*Brief*.
Give again exactly the lines that run from the start of the records to the line holding "XAxis, YAxis, LabelList", both ends counted. Do not include the pictures.

········

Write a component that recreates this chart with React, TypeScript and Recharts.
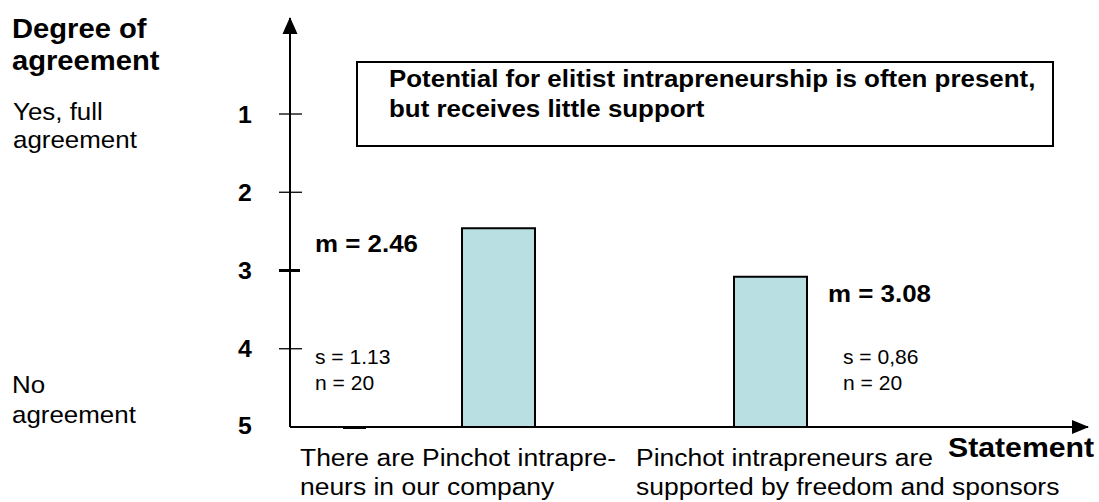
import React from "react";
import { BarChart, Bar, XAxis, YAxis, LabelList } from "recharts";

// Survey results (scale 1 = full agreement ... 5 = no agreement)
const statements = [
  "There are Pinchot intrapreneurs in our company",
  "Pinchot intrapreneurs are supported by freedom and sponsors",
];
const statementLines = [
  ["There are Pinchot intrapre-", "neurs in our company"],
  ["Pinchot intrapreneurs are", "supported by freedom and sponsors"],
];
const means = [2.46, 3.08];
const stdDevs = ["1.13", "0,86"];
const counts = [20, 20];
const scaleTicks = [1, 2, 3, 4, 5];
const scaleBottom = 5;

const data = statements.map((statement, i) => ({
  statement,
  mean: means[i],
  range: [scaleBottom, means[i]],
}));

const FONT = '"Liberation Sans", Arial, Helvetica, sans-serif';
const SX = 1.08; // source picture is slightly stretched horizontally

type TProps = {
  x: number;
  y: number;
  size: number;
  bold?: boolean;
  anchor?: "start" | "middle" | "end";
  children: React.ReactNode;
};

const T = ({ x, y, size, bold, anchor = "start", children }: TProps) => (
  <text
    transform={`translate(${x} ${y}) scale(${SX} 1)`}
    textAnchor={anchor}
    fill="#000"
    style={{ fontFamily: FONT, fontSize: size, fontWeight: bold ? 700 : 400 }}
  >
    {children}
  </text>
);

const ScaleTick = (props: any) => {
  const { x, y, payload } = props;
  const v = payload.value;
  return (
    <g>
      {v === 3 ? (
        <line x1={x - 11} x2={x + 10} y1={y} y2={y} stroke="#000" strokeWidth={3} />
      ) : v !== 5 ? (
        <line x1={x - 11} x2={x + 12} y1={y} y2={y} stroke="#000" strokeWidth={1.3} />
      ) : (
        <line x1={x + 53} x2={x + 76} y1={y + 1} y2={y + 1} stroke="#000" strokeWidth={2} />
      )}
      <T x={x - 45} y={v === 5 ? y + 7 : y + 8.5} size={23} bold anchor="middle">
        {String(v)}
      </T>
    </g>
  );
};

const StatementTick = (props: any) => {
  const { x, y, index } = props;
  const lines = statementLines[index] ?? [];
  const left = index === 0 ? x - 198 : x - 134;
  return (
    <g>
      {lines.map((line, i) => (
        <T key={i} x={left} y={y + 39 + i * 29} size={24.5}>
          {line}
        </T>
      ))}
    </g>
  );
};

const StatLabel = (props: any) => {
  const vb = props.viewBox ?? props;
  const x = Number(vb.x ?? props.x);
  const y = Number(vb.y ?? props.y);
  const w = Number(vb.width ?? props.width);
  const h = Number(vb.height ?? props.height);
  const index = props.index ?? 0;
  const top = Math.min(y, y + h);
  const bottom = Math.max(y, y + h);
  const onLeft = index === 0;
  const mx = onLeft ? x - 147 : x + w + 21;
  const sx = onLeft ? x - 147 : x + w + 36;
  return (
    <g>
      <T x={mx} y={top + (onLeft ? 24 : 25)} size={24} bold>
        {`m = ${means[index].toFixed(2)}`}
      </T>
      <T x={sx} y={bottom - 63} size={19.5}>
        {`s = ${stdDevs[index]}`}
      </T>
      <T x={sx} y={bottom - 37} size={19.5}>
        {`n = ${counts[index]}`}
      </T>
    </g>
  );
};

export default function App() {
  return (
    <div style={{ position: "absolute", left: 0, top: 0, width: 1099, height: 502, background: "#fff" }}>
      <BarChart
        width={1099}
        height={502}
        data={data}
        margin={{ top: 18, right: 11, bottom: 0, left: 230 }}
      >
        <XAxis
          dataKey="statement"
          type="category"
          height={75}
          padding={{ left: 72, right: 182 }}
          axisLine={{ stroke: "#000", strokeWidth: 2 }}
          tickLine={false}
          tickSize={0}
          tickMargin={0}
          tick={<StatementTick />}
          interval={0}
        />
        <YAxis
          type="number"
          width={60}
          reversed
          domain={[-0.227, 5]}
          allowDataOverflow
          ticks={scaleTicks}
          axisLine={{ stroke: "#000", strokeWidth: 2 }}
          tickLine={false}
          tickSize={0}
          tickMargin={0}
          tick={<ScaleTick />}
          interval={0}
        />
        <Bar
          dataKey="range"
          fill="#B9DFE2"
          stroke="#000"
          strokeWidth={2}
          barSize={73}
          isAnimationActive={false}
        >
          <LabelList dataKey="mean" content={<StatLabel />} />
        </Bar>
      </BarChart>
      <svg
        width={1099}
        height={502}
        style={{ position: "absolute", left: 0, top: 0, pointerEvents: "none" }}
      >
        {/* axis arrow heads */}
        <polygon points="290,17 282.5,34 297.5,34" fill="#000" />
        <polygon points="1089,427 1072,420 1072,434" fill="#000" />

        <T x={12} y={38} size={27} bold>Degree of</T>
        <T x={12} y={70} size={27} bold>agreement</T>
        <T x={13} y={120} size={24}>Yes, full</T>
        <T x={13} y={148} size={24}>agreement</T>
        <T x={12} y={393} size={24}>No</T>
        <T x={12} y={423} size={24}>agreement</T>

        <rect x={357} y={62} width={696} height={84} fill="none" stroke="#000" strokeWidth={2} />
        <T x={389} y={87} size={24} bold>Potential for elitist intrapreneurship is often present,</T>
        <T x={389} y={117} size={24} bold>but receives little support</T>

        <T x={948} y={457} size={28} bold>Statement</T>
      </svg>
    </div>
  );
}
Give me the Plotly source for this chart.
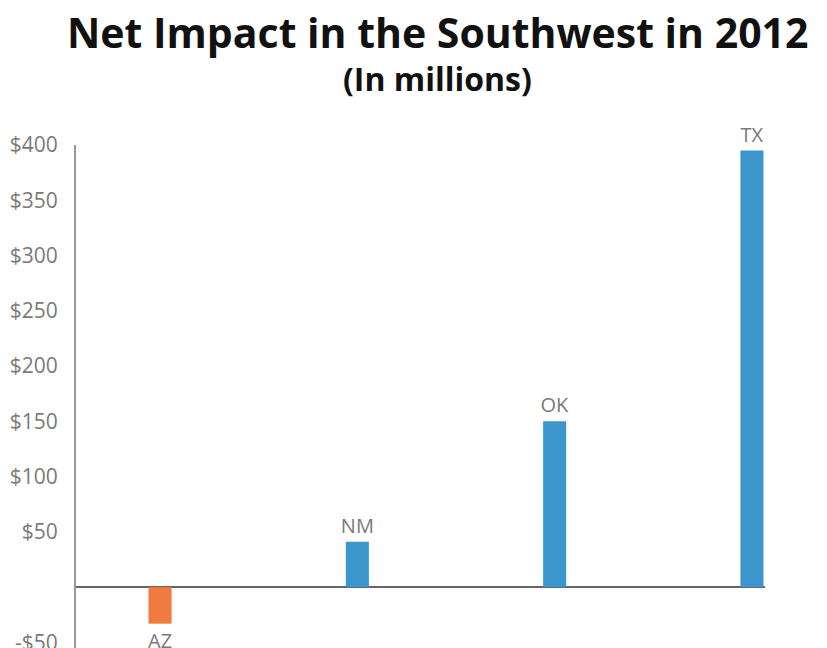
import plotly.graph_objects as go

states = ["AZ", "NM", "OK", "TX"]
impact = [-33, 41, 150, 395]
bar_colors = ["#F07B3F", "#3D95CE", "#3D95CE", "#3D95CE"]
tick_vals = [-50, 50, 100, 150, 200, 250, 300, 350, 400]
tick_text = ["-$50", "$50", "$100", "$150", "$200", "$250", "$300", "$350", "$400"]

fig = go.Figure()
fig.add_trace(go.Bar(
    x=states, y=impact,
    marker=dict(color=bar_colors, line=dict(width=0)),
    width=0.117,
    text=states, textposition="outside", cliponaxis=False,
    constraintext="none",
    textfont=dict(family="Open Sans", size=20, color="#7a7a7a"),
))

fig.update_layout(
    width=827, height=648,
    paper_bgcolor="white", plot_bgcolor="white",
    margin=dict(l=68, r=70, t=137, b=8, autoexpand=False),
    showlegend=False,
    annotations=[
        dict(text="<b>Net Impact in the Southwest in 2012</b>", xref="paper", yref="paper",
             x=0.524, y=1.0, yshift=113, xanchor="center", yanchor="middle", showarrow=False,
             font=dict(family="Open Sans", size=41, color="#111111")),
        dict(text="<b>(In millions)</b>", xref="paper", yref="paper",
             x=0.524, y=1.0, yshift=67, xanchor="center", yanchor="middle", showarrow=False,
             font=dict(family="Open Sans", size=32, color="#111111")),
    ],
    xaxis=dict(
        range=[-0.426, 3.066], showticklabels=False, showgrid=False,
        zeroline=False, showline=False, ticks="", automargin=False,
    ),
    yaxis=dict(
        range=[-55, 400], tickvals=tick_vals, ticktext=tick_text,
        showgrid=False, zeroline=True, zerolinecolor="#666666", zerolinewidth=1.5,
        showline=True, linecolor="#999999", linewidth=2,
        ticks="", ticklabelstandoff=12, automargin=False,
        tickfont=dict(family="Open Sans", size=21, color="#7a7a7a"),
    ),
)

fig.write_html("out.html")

········

*Response*.
Write a component that recreates this chart with React, TypeScript and Recharts.
import React from "react";
import { BarChart, Bar, XAxis, YAxis, LabelList } from "recharts";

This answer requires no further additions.